## Start

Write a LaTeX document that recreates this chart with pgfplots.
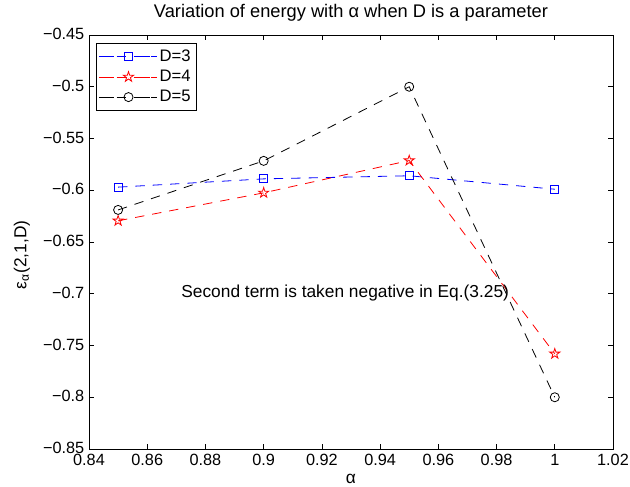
\documentclass[border=0pt]{standalone}
\usepackage{pgfplots}
\pgfplotsset{compat=1.18}
\usepackage{fontspec}
\setmainfont{Liberation Sans}
\usetikzlibrary{plotmarks}
\pgfdeclareplotmark{pentagram}{%
  \pgfpathmoveto{\pgfpointpolar{90}{\pgfplotmarksize}}%
  \pgfpathlineto{\pgfpointpolar{126}{0.382\pgfplotmarksize}}%
  \pgfpathlineto{\pgfpointpolar{162}{\pgfplotmarksize}}%
  \pgfpathlineto{\pgfpointpolar{198}{0.382\pgfplotmarksize}}%
  \pgfpathlineto{\pgfpointpolar{234}{\pgfplotmarksize}}%
  \pgfpathlineto{\pgfpointpolar{270}{0.382\pgfplotmarksize}}%
  \pgfpathlineto{\pgfpointpolar{306}{\pgfplotmarksize}}%
  \pgfpathlineto{\pgfpointpolar{342}{0.382\pgfplotmarksize}}%
  \pgfpathlineto{\pgfpointpolar{18}{\pgfplotmarksize}}%
  \pgfpathlineto{\pgfpointpolar{54}{0.382\pgfplotmarksize}}%
  \pgfpathclose
  \pgfusepathqstroke
}
\definecolor{mblue}{RGB}{0,0,255}
\definecolor{mred}{RGB}{255,0,0}
\begin{document}
\begin{tikzpicture}
\path[use as bounding box] (-66.75pt,-27.75pt) rectangle (405.75pt,336.75pt);
\begin{axis}[
  at={(0,0)}, anchor=south west,
  scale only axis,
  width=393pt, height=310.5pt,
  xmin=0.84, xmax=1.02, ymin=-0.85, ymax=-0.45,
  xtick={0.84,0.86,...,1.03},
  xticklabels={0.84,0.86,0.88,0.9,0.92,0.94,0.96,0.98,1,1.02},
  ytick={-0.85,-0.8,-0.75,-0.7,-0.65,-0.6,-0.55,-0.5,-0.45},
  yticklabels={−0.85,−0.8,−0.75,−0.7,−0.65,−0.6,−0.55,−0.5,−0.45},
  tick align=inside,
  major tick length=3.75pt,
  tick style={black, line width=0.5pt},
  axis line style={line width=0.6pt},
  font=\fontsize{12}{14}\selectfont,
  ticklabel style={font=\fontsize{12.2}{14}\selectfont},
  xticklabel style={yshift=-0.3pt},
  yticklabel style={yshift=0.8pt},
  title={Variation of energy with α when D is a parameter},
  title style={at={(axis description cs:0.5,1)}, anchor=base, yshift=6.75pt, font=\fontsize{13.7}{16}\selectfont},
  xlabel={α},
  xlabel style={at={(axis description cs:0.5,0)}, anchor=base, yshift=-25.5pt, font=\fontsize{13}{15}\selectfont},
  ylabel={ε\textsubscript{α}(2,1,D)},
  ylabel style={at={(axis description cs:-0.128,0.469)}, anchor=center, font=\fontsize{13}{15}\selectfont},
  legend style={at={(rel axis cs:0.0128,0.981)}, anchor=north west, draw=black, line width=0.6pt,
    font=\fontsize{12.5}{14}\selectfont, row sep=1pt, inner xsep=2pt, inner ysep=3pt},
  legend cell align=left,
  legend image code/.code={\path (0pt,0pt) -- (43pt,0pt);
    \draw[#1] (6pt,0pt) -- (11pt,0pt);
    \draw[#1] (33pt,0pt) -- (38pt,0pt);
    \draw[#1] plot coordinates {(22pt,0pt)};},
  every axis plot/.append style={line width=0.6pt, dash pattern=on 7pt off 6pt},
]
\addplot[color=mblue, mark=square, mark size=3pt, mark options={solid}] coordinates {
  (0.85,-0.597) (0.90,-0.589) (0.95,-0.586) (1.00,-0.599)};
\addlegendentry{D=3}
\addplot[color=mred, mark=pentagram, mark size=4pt, mark options={solid}] coordinates {
  (0.85,-0.6295) (0.90,-0.6025) (0.95,-0.5713) (1.00,-0.758)};
\addlegendentry{D=4}
\addplot[color=black, mark=o, mark size=3.4pt, mark options={solid}] coordinates {
  (0.85,-0.619) (0.90,-0.5716) (0.95,-0.500) (1.00,-0.800)};
\addlegendentry{D=5}
\node[font=\fontsize{13}{15}\selectfont] at (axis cs:0.928,-0.699) {Second term is taken negative in Eq.(3.25)};
\end{axis}
\end{tikzpicture}
\end{document}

## End

* **SET EXERCISE**
Repeat the material above verbatim, with no pictures in the output.

* **RESULT OF THIS TASK**
Write a LaTeX document that recreates this chart with pgfplots.
\documentclass[border=0pt]{standalone}
\usepackage{pgfplots}
\pgfplotsset{compat=1.18}
\usepackage{fontspec}
\setmainfont{Liberation Sans}
\usetikzlibrary{plotmarks}
\pgfdeclareplotmark{pentagram}{%
  \pgfpathmoveto{\pgfpointpolar{90}{\pgfplotmarksize}}%
  \pgfpathlineto{\pgfpointpolar{126}{0.382\pgfplotmarksize}}%
  \pgfpathlineto{\pgfpointpolar{162}{\pgfplotmarksize}}%
  \pgfpathlineto{\pgfpointpolar{198}{0.382\pgfplotmarksize}}%
  \pgfpathlineto{\pgfpointpolar{234}{\pgfplotmarksize}}%
  \pgfpathlineto{\pgfpointpolar{270}{0.382\pgfplotmarksize}}%
  \pgfpathlineto{\pgfpointpolar{306}{\pgfplotmarksize}}%
  \pgfpathlineto{\pgfpointpolar{342}{0.382\pgfplotmarksize}}%
  \pgfpathlineto{\pgfpointpolar{18}{\pgfplotmarksize}}%
  \pgfpathlineto{\pgfpointpolar{54}{0.382\pgfplotmarksize}}%
  \pgfpathclose
  \pgfusepathqstroke
}
\definecolor{mblue}{RGB}{0,0,255}
\definecolor{mred}{RGB}{255,0,0}
\begin{document}
\begin{tikzpicture}
\path[use as bounding box] (-66.75pt,-27.75pt) rectangle (405.75pt,336.75pt);
\begin{axis}[
  at={(0,0)}, anchor=south west,
  scale only axis,
  width=393pt, height=310.5pt,
  xmin=0.84, xmax=1.02, ymin=-0.85, ymax=-0.45,
  xtick={0.84,0.86,...,1.03},
  xticklabels={0.84,0.86,0.88,0.9,0.92,0.94,0.96,0.98,1,1.02},
  ytick={-0.85,-0.8,-0.75,-0.7,-0.65,-0.6,-0.55,-0.5,-0.45},
  yticklabels={−0.85,−0.8,−0.75,−0.7,−0.65,−0.6,−0.55,−0.5,−0.45},
  tick align=inside,
  major tick length=3.75pt,
  tick style={black, line width=0.5pt},
  axis line style={line width=0.6pt},
  font=\fontsize{12}{14}\selectfont,
  ticklabel style={font=\fontsize{12.2}{14}\selectfont},
  xticklabel style={yshift=-0.3pt},
  yticklabel style={yshift=0.8pt},
  title={Variation of energy with α when D is a parameter},
  title style={at={(axis description cs:0.5,1)}, anchor=base, yshift=6.75pt, font=\fontsize{13.7}{16}\selectfont},
  xlabel={α},
  xlabel style={at={(axis description cs:0.5,0)}, anchor=base, yshift=-25.5pt, font=\fontsize{13}{15}\selectfont},
  ylabel={ε\textsubscript{α}(2,1,D)},
  ylabel style={at={(axis description cs:-0.128,0.469)}, anchor=center, font=\fontsize{13}{15}\selectfont},
  legend style={at={(rel axis cs:0.0128,0.981)}, anchor=north west, draw=black, line width=0.6pt,
    font=\fontsize{12.5}{14}\selectfont, row sep=1pt, inner xsep=2pt, inner ysep=3pt},
  legend cell align=left,
  legend image code/.code={\path (0pt,0pt) -- (43pt,0pt);
    \draw[#1] (6pt,0pt) -- (11pt,0pt);
    \draw[#1] (33pt,0pt) -- (38pt,0pt);
    \draw[#1] plot coordinates {(22pt,0pt)};},
  every axis plot/.append style={line width=0.6pt, dash pattern=on 7pt off 6pt},
]
\addplot[color=mblue, mark=square, mark size=3pt, mark options={solid}] coordinates {
  (0.85,-0.597) (0.90,-0.589) (0.95,-0.586) (1.00,-0.599)};
\addlegendentry{D=3}
\addplot[color=mred, mark=pentagram, mark size=4pt, mark options={solid}] coordinates {
  (0.85,-0.6295) (0.90,-0.6025) (0.95,-0.5713) (1.00,-0.758)};
\addlegendentry{D=4}
\addplot[color=black, mark=o, mark size=3.4pt, mark options={solid}] coordinates {
  (0.85,-0.619) (0.90,-0.5716) (0.95,-0.500) (1.00,-0.800)};
\addlegendentry{D=5}
\node[font=\fontsize{13}{15}\selectfont] at (axis cs:0.928,-0.699) {Second term is taken negative in Eq.(3.25)};
\end{axis}
\end{tikzpicture}
\end{document}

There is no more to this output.